NaN != NaN was a cute hack by FPU designers to avoid adding an opcode
for detecting NaNs. It has no standing mathematically. We should not
confuse IEEE-754 with Real Analysis.
(eq? +nan.0 +nan.0) in SCM, so (= +nan.0 +nan.0). Either that
behavior or signaling an error (because +nan.0 is not a complex
number) would be acceptable for SCM. Does R7RS permit an
implementation to behave in one of these ways?
| > However, the eqv? function is permitted (but not required)
| > to return #f when given two different NaN values.
| This is the subject of http://trac.sacrideo.us/wg/ticket/229 , which
| will be part of the upcoming fifth ballot.
A related issue:
The argument prototypes for <, <=, >, and >= are x1, x2, ..., meaning
that they are restricted to real numbers. 1+3i and NaN are not real
numbers, so my reading is that an implementation is allowed to signal
an error for these arguments.
In SCM, <, <=, >, and >= signal an error when passed a NaN argument.
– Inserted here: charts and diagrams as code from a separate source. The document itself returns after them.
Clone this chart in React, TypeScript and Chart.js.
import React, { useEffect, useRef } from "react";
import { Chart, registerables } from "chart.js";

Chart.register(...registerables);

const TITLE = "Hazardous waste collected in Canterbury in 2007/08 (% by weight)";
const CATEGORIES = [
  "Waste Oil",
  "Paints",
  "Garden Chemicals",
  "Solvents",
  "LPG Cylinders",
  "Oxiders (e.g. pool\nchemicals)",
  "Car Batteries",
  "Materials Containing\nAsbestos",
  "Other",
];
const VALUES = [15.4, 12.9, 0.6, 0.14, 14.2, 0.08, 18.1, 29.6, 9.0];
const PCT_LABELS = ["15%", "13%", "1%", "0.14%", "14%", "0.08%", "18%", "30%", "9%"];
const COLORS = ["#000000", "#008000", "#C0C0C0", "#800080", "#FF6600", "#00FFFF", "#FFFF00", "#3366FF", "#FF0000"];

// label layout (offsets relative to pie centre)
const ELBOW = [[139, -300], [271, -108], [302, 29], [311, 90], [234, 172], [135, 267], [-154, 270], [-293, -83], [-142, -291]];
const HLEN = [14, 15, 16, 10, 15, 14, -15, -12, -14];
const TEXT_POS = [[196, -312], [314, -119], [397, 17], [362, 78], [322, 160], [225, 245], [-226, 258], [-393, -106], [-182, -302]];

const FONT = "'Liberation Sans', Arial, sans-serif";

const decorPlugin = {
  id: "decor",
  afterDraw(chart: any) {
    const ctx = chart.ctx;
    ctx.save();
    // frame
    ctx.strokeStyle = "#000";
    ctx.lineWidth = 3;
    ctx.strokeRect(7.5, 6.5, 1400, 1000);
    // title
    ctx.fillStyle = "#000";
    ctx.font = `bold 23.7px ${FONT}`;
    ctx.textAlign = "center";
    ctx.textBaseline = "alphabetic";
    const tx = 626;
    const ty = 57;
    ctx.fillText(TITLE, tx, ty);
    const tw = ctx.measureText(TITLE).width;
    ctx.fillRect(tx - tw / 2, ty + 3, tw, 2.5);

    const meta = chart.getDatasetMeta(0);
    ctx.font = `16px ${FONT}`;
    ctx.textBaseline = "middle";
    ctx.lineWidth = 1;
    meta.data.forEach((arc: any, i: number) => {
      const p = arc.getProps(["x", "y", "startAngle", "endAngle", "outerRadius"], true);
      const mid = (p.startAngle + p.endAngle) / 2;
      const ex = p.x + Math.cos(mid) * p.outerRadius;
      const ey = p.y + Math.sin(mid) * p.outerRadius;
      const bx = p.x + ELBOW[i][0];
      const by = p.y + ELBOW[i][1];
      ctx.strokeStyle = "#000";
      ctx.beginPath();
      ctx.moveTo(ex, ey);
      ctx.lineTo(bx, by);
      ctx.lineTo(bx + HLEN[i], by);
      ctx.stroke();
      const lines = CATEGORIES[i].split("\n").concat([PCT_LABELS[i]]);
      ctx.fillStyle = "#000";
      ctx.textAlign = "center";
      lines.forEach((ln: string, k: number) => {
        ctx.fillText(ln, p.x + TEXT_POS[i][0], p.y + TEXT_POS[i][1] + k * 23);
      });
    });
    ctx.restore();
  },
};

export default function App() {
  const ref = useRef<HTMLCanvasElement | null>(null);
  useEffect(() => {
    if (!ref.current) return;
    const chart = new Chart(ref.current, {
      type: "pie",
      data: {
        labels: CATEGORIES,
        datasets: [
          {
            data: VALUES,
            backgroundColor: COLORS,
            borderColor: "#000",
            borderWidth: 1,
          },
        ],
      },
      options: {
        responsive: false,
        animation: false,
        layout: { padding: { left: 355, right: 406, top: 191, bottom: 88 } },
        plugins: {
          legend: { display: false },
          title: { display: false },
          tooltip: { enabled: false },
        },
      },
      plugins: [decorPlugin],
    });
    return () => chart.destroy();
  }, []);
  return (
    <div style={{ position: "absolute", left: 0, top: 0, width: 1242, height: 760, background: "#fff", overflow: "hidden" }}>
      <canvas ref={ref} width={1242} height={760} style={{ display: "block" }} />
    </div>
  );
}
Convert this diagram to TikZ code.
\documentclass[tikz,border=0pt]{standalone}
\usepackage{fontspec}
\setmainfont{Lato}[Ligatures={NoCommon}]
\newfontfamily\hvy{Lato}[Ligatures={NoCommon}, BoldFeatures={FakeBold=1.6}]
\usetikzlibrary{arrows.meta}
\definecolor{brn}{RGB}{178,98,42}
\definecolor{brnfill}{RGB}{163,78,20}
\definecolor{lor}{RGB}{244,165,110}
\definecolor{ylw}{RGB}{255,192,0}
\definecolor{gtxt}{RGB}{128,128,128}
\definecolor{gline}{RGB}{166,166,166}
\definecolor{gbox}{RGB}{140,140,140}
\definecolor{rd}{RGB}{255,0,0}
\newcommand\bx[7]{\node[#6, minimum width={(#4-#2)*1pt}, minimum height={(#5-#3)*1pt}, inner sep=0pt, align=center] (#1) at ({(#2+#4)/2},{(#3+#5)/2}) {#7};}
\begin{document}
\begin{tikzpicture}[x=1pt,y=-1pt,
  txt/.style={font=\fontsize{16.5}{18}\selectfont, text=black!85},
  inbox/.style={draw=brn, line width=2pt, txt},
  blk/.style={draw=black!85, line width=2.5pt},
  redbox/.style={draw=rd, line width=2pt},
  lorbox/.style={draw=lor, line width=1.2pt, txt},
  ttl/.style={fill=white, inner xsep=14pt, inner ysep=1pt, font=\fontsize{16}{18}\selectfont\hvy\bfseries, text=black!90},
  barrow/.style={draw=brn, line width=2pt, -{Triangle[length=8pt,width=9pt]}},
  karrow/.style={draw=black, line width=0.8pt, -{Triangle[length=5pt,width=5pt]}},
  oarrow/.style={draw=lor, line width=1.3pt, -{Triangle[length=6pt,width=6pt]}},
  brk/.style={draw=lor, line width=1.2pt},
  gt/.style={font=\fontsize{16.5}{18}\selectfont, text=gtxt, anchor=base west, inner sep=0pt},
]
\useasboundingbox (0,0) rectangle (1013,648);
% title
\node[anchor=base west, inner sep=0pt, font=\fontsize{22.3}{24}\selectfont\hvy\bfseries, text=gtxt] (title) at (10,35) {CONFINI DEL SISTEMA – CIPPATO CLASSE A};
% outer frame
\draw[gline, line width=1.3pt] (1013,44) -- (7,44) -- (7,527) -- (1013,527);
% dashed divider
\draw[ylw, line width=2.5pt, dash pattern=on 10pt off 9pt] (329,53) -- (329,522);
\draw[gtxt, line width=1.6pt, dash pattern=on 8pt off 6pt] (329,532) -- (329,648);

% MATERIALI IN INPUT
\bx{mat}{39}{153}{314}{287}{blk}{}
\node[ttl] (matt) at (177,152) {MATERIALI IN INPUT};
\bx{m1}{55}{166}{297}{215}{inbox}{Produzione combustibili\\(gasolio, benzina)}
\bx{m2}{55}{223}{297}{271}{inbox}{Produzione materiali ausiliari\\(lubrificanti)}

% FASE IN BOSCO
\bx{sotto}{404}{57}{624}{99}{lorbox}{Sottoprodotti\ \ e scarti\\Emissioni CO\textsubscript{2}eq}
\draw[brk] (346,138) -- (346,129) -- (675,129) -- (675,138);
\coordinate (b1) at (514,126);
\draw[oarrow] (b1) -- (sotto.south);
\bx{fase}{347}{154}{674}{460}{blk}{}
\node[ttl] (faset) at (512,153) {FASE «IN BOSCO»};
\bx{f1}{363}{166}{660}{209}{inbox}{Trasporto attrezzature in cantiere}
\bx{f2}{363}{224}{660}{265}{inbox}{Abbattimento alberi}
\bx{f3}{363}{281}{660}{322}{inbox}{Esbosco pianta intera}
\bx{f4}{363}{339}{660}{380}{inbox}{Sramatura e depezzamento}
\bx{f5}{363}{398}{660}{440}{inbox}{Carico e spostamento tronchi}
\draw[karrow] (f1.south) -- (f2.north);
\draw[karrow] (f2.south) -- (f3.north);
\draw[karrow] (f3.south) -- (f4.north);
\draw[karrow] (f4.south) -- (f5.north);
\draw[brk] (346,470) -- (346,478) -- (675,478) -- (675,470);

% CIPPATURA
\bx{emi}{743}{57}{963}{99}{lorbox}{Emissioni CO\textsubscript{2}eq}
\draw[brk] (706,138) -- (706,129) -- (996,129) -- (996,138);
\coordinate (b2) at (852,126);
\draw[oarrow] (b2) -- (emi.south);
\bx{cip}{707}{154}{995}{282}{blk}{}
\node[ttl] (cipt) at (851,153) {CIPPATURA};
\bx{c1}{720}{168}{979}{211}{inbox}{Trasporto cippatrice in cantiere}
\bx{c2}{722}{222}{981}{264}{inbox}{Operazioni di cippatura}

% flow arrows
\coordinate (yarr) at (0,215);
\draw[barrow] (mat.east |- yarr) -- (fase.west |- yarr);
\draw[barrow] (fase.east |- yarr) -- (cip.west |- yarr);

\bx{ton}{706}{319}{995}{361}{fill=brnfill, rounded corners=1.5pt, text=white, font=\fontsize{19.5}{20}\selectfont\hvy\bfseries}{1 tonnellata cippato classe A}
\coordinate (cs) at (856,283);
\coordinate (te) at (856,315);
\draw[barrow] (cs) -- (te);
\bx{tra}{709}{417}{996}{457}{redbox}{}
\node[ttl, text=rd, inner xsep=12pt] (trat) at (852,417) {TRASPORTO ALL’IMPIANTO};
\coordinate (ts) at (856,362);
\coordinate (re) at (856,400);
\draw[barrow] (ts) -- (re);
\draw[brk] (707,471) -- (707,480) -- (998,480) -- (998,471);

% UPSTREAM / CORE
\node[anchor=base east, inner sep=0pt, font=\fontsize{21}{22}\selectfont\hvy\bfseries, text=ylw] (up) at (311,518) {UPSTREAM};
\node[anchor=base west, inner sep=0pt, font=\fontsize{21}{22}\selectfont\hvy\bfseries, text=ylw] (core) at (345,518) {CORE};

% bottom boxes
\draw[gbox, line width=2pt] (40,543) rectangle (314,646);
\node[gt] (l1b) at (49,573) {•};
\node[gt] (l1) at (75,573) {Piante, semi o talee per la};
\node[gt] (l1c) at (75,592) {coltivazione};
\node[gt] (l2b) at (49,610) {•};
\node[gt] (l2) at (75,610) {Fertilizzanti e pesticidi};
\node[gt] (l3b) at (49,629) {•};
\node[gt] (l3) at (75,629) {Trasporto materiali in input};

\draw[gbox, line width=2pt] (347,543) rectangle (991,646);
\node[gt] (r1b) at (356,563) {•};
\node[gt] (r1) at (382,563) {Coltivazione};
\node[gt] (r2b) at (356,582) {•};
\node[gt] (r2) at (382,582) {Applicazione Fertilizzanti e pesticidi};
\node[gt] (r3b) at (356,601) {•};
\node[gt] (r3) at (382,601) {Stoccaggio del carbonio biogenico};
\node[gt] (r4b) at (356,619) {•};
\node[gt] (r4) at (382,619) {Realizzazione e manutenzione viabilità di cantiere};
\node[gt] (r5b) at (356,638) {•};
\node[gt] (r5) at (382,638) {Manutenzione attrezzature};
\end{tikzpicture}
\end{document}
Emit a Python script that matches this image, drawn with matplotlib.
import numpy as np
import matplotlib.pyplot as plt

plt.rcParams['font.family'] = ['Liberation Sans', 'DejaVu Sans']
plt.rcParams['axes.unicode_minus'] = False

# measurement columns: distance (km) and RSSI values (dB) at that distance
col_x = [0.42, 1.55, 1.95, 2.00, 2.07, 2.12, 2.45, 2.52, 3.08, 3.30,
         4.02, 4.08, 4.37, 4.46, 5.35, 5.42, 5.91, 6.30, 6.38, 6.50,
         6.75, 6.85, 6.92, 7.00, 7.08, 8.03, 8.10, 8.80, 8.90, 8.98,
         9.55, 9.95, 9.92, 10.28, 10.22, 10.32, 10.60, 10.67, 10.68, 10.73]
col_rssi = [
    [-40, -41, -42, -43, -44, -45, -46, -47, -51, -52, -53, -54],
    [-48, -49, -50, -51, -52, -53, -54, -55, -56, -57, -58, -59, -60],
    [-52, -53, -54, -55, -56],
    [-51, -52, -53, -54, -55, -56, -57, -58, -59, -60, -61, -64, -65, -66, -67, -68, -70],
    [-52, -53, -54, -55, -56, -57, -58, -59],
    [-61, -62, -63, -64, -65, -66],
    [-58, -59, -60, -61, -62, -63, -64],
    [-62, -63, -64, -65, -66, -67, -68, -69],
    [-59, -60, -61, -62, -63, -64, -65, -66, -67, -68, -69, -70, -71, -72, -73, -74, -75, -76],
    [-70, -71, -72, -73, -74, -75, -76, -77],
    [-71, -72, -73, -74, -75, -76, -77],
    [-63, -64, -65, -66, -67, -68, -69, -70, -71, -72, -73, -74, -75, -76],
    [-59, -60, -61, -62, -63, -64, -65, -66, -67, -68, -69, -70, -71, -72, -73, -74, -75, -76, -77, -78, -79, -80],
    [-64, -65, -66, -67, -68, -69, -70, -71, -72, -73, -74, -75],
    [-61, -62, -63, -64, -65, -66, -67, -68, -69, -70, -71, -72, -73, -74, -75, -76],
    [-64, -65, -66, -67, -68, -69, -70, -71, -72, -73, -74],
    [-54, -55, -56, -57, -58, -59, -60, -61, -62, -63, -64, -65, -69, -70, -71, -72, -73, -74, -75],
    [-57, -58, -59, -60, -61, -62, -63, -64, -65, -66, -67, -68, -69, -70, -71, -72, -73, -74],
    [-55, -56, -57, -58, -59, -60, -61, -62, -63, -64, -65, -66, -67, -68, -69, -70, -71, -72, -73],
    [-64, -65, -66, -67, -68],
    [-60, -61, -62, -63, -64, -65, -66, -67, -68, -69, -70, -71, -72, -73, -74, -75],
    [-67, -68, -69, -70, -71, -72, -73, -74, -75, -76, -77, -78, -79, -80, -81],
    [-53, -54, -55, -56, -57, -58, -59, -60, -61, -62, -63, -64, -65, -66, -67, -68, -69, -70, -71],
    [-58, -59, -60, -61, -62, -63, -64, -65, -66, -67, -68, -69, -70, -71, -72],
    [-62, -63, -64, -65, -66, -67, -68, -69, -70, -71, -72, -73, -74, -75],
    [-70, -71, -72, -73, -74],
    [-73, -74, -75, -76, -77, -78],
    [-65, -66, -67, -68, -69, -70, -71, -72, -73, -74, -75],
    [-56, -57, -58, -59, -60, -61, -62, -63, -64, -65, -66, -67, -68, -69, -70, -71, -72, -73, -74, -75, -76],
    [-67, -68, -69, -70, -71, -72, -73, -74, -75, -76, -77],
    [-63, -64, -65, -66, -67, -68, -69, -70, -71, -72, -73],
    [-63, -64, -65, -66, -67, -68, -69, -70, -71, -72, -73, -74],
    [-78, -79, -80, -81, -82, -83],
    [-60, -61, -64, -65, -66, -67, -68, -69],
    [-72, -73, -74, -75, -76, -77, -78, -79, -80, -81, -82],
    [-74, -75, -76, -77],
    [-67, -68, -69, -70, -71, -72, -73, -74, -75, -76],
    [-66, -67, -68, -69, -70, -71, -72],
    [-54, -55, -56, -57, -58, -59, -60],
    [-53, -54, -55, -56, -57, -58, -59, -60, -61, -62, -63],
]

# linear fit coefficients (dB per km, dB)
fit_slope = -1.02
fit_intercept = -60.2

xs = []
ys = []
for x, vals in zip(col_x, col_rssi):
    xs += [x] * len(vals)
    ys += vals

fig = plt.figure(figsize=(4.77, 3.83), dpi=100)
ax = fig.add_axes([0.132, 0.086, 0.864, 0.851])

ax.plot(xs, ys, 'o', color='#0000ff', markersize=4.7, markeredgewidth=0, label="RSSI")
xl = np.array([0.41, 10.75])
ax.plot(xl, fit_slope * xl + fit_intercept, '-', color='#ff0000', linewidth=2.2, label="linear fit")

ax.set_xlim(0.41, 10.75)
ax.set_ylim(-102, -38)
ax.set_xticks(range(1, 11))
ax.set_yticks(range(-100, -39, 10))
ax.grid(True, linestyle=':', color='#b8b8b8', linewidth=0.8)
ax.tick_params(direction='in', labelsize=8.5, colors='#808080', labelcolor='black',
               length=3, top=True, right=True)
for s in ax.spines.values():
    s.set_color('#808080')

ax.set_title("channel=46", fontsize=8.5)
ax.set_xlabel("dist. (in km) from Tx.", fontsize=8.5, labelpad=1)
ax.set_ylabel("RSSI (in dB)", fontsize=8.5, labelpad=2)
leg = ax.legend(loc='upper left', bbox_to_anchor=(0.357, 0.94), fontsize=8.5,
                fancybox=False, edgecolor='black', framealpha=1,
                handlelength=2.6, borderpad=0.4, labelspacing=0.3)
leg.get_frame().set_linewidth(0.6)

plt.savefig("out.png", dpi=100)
This behavior is a happy medium between immediately signaling an error
whenever a NaN would be produced and allowing programs to run rampant
with NaNs, destroying any clue as to where in the program the
*unexpected* NaN was produced. Experience debugging Fresnel equations
in FreeSnell drove this design.
Is the behavior of SCM's inequalities allowed by R7RS?